What did Zechariah’s silence do? What purpose did it serve? What have these months of isolation done for us? I don’t quite know. But I wonder if we will we emerge from a year of loneliness, fear, anxiety, and loss with praise on our lips like Zechariah did.

The events of the Christmas story were not happenstance. Why would the events of our lives, today, be any different?

I can’t speak for Zechariah, but I’m sure he learned to cherish his days and trust God’s providence more wholly after this. In his isolation, I imagine he spent quite a lot of time in silent lament before his Creator. At his own stupidity, at the nation’s hopes and needs. Those prayers in the temple he could not pray out loud, perhaps they ran through his mind in quiet meditation.  

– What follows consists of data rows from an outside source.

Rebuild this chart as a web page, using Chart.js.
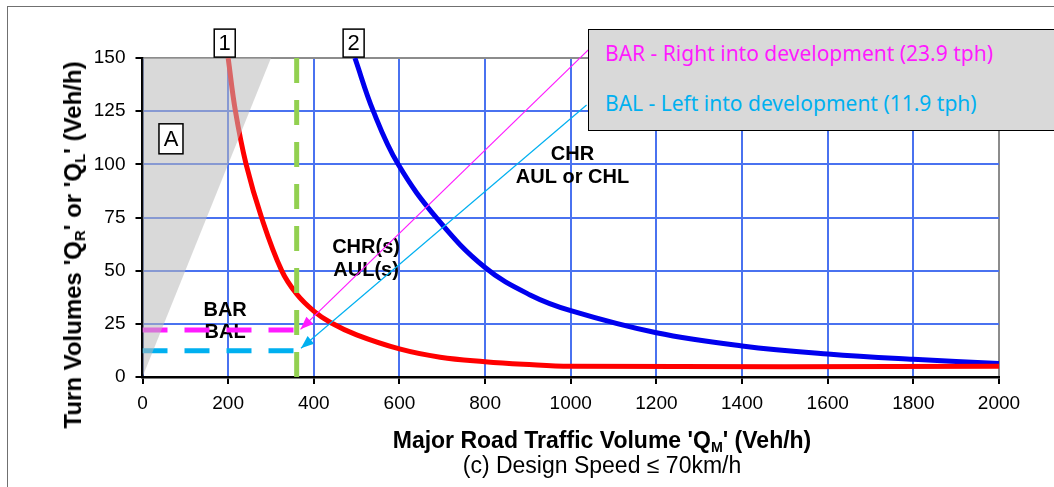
<!DOCTYPE html>
<html>
<head>
<meta charset="utf-8">
<script src="https://cdn.jsdelivr.net/npm/chart.js@4.4.1/dist/chart.umd.min.js"></script>
<style>
  html, body { margin: 0; padding: 0; background: #fff; }
  #wrap { position: relative; width: 1054px; height: 487px; overflow: hidden; font-family: 'Liberation Sans', Arial, sans-serif; }
  #frame { position: absolute; left: 7px; top: 6px; width: 1100px; height: 500px; border-top: 1.5px solid #707070; border-left: 1.5px solid #707070; }
  #chart { position: absolute; left: 0; top: 0; }
  .title { position: absolute; font-weight: bold; color: #000; white-space: nowrap; line-height: 1; }
  .title sub { font-size: 0.62em; vertical-align: -0.3em; line-height: 0; }
  #ytitle { left: 73px; top: 245px; font-size: 24px; transform: translate(-50%, -50%) rotate(-90deg); }
  #xtitle { left: 602px; top: 440px; font-size: 23px; transform: translate(-50%, -50%); }
  #subtitle { position: absolute; left: 602px; top: 465px; transform: translate(-50%, -50%); font-size: 23px; line-height: 1; white-space: nowrap; }
  #note { position: absolute; left: 588px; top: 29px; width: 500px; height: 100px; background: #d9d9d9; border: 1.5px solid #000;
          font-family: 'Noto Sans', sans-serif; font-size: 21px; line-height: 1; }
  #note div { position: absolute; left: 16px; white-space: nowrap; }
</style>
</head>
<body>
<div id="wrap">
  <div id="frame"></div>
  <canvas id="chart" width="1054" height="487"></canvas>
  <div class="title" id="ytitle">Turn Volumes 'Q<sub>R</sub>' or 'Q<sub>L</sub>' (Veh/h)</div>
  <div class="title" id="xtitle">Major Road Traffic Volume 'Q<sub>M</sub>' (Veh/h)</div>
  <div id="subtitle">(c) Design Speed ≤ 70km/h</div>
  <div id="note">
    <div style="top:13px; color:#ff1aff;">BAR - Right into development (23.9 tph)</div>
    <div style="top:63px; color:#00b0f0;">BAL - Left into development (11.9 tph)</div>
  </div>
</div>
<script>
// curve 1 (red) and curve 2 (blue)
const redX = [200, 217, 242, 278, 325, 360, 400, 440, 500, 600, 695, 800, 889, 1000, 2000];
const redY = [150, 125, 100, 75, 50, 39, 31, 25.5, 19.8, 13.2, 9.3, 7.2, 6.0, 5, 5];

const blueX = [496, 539, 597, 690, 800, 905, 1000, 1200, 1400, 1600, 1800, 2000];
const blueY = [150, 125, 100, 74, 51.5, 38.6, 31.2, 20.8, 14.6, 10.8, 8.3, 6.4];

// shaded zone A (filled up to the top of the chart)
const zoneX = [0, 300];
const zoneY = [0, 150];

// design volume lines
const greenX = [360, 360];
const greenY = [150, 0];
const barX = [0, 360];
const barY = [22.1, 22.1];
const balX = [0, 360];
const balY = [12.4, 12.4];

// leader arrows from the note box
const barArrowX = [1041, 369];
const barArrowY = [153.8, 22.4];
const balArrowX = [1037, 370];
const balArrowY = [127.9, 13.5];

const xTicks = [0, 200, 400, 600, 800, 1000, 1200, 1400, 1600, 1800, 2000];
const yTicks = [0, 25, 50, 75, 100, 125, 150];

// text in the chart
const boxLabels = [
  { text: '1', x: 192, y: 157, w: 21, h: 28 },
  { text: '2', x: 493, y: 157, w: 21, h: 28 },
  { text: 'A', x: 66.5, y: 112, w: 24, h: 30 }
];
const zoneLabels = [
  { text: 'BAR', x: 193, y: 31.5 },
  { text: 'BAL', x: 193, y: 20.7 },
  { text: 'CHR(s)', x: 522, y: 61 },
  { text: 'AUL(s)', x: 522, y: 50.3 },
  { text: 'CHR', x: 1004, y: 104.4 },
  { text: 'AUL or CHL', x: 1004, y: 93.7 }
];

function pts(xs, ys) {
  return xs.map((x, i) => ({ x: x, y: ys[i] }));
}

const arrowHeads = {
  id: 'arrowHeads',
  afterDatasetsDraw(chart) {
    const ctx = chart.ctx;
    chart.data.datasets.forEach((ds, i) => {
      if (!ds.arrow) return;
      const p = chart.getDatasetMeta(i).data;
      const a = p[p.length - 2], b = p[p.length - 1];
      const ang = Math.atan2(b.y - a.y, b.x - a.x);
      ctx.save();
      ctx.fillStyle = ds.borderColor;
      ctx.translate(b.x, b.y);
      ctx.rotate(ang);
      ctx.beginPath();
      ctx.moveTo(0, 0);
      ctx.lineTo(-13, -5);
      ctx.lineTo(-13, 5);
      ctx.closePath();
      ctx.fill();
      ctx.restore();
    });
  }
};

const chartText = {
  id: 'chartText',
  beforeDatasetsDraw(chart) {
    const ctx = chart.ctx, sx = chart.scales.x, sy = chart.scales.y;
    ctx.save();
    ctx.font = 'bold 20px "Liberation Sans", Arial, sans-serif';
    ctx.fillStyle = '#000';
    ctx.textAlign = 'center';
    ctx.textBaseline = 'middle';
    zoneLabels.forEach(l => ctx.fillText(l.text, sx.getPixelForValue(l.x), sy.getPixelForValue(l.y)));
    ctx.restore();
  },
  afterDatasetsDraw(chart) {
    const ctx = chart.ctx, sx = chart.scales.x, sy = chart.scales.y;
    ctx.save();
    ctx.font = '22px "Liberation Sans", Arial, sans-serif';
    ctx.textAlign = 'center';
    ctx.textBaseline = 'middle';
    boxLabels.forEach(l => {
      const px = sx.getPixelForValue(l.x), py = sy.getPixelForValue(l.y);
      ctx.fillStyle = '#fff';
      ctx.fillRect(px - l.w / 2, py - l.h / 2, l.w, l.h);
      ctx.strokeStyle = '#000';
      ctx.lineWidth = 1.5;
      ctx.strokeRect(px - l.w / 2, py - l.h / 2, l.w, l.h);
      ctx.fillStyle = '#000';
      ctx.fillText(l.text, px, py + 1);
    });
    ctx.restore();
  }
};

const ctx = document.getElementById('chart').getContext('2d');

const turnChart = new Chart(ctx, {
  type: 'line',
  data: {
    datasets: [
      {
        // zone A, semi transparent over everything
        data: pts(zoneX, zoneY),
        borderWidth: 0,
        pointRadius: 0,
        backgroundColor: 'rgba(185,185,185,0.55)',
        fill: 'end'
      },
      {
        data: pts(barArrowX, barArrowY),
        borderColor: '#ff1aff',
        borderWidth: 1.2,
        pointRadius: 0,
        clip: false,
        arrow: true
      },
      {
        data: pts(balArrowX, balArrowY),
        borderColor: '#00b0f0',
        borderWidth: 1.2,
        pointRadius: 0,
        clip: false,
        arrow: true
      },
      {
        data: pts(greenX, greenY),
        borderColor: '#92d050',
        borderWidth: 5,
        borderDash: [25, 17],
        borderCapStyle: 'butt',
        pointRadius: 0
      },
      {
        data: pts(barX, barY),
        borderColor: '#ff1aff',
        borderWidth: 5,
        borderDash: [25, 17],
        pointRadius: 0
      },
      {
        data: pts(balX, balY),
        borderColor: '#00b0f0',
        borderWidth: 5,
        borderDash: [25, 17],
        pointRadius: 0
      },
      {
        data: pts(redX, redY),
        borderColor: '#ff0000',
        borderWidth: 5,
        pointRadius: 0,
        tension: 0.4
      },
      {
        data: pts(blueX, blueY),
        borderColor: '#0000ee',
        borderWidth: 5,
        pointRadius: 0,
        tension: 0.4
      }
    ]
  },
  options: {
    responsive: false,
    animation: false,
    layout: { padding: { left: 0, top: 58, right: 55, bottom: 0 } },
    plugins: {
      legend: { display: false },
      tooltip: { enabled: false }
    },
    scales: {
      x: {
        type: 'linear',
        min: 0,
        max: 2000,
        afterFit: s => { s.height = 110; },
        afterBuildTicks: s => { s.ticks = xTicks.map(v => ({ value: v })); },
        ticks: {
          color: '#000',
          font: { size: 19, family: '"Liberation Sans", Arial, sans-serif' },
          padding: 8,
          maxRotation: 0,
          callback: v => String(v)
        },
        grid: {
          color: c => (c.tick && c.tick.value === 2000 ? '#8c8c8c' : '#4a72f0'),
          lineWidth: 2,
          tickColor: '#000',
          tickLength: 7,
          tickWidth: 2
        },
        border: { color: '#000', width: 2.5 }
      },
      y: {
        min: 0,
        max: 150,
        afterFit: s => { s.width = 142.5; },
        afterBuildTicks: s => { s.ticks = yTicks.map(v => ({ value: v })); },
        ticks: {
          color: '#000',
          font: { size: 19, family: '"Liberation Sans", Arial, sans-serif' },
          padding: 10,
          callback: v => String(v)
        },
        grid: {
          color: c => (c.tick && c.tick.value === 150 ? '#8c8c8c' : '#4a72f0'),
          lineWidth: 2,
          tickColor: '#000',
          tickLength: 7,
          tickWidth: 2
        },
        border: { color: '#000', width: 2.5 }
      }
    }
  },
  plugins: [chartText, arrowHeads]
});
</script>
</body>
</html>
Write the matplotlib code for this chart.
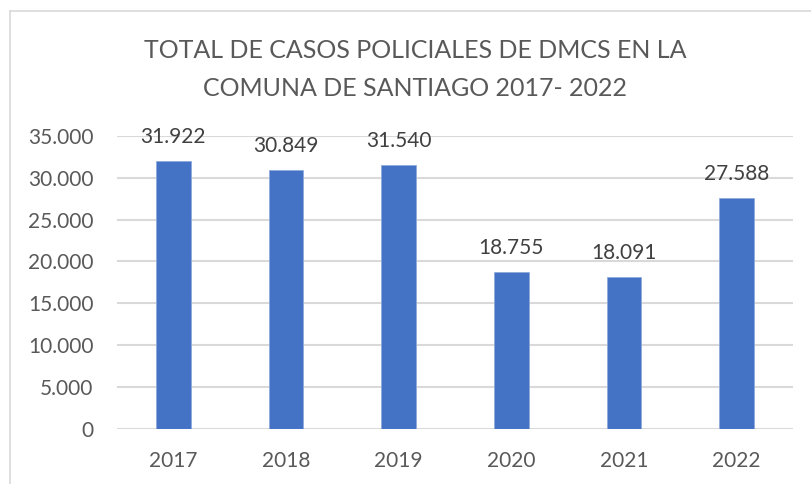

Whether we believe it or not, we have been given a gift. Time has slowed. Seemingly important tasks, occasions, and ventures have paled. Priorities have shifted. Our perspective has been altered. Time will tell how much these events have changed us.

It’s been said that God loves us too much to let us remain the same. I doubt Zechariah felt loved by God when the angel proclaimed silence upon him. But when he finally had the chance to speak again, his heart knew. Uttering joy at the birth of his son, he burst into prophecy:

“Praise be to the Lord, the God of Israel,
    because he has come to his people and redeemed them.
He has raised up a horn of salvation for us
    in the house of his servant David
(as he said through his holy prophets of long ago),
salvation from our enemies
    and from the hand of all who hate us—
to show mercy to our ancestors
    and to remember his holy covenant,
    the oath he swore to our father Abraham:
to rescue us from the hand of our enemies,
    and to enable us to serve him without fear
    in holiness and righteousness before him all our days.
And you, my child, will be called a prophet of the Most High;
    for you will go on before the Lord to prepare the way for him,
to give his people the knowledge of salvation
    through the forgiveness of their sins,
because of the tender mercy of our God,
    by which the rising sun will come to us from heaven
to shine on those living in darkness
    and in the shadow of death,
to guide our feet into the path of peace.”

(Luke 1:67-79)

Because of the tender mercy of our God.

(Inspired by Hannah Brencher's Advent essay, "No Random Days").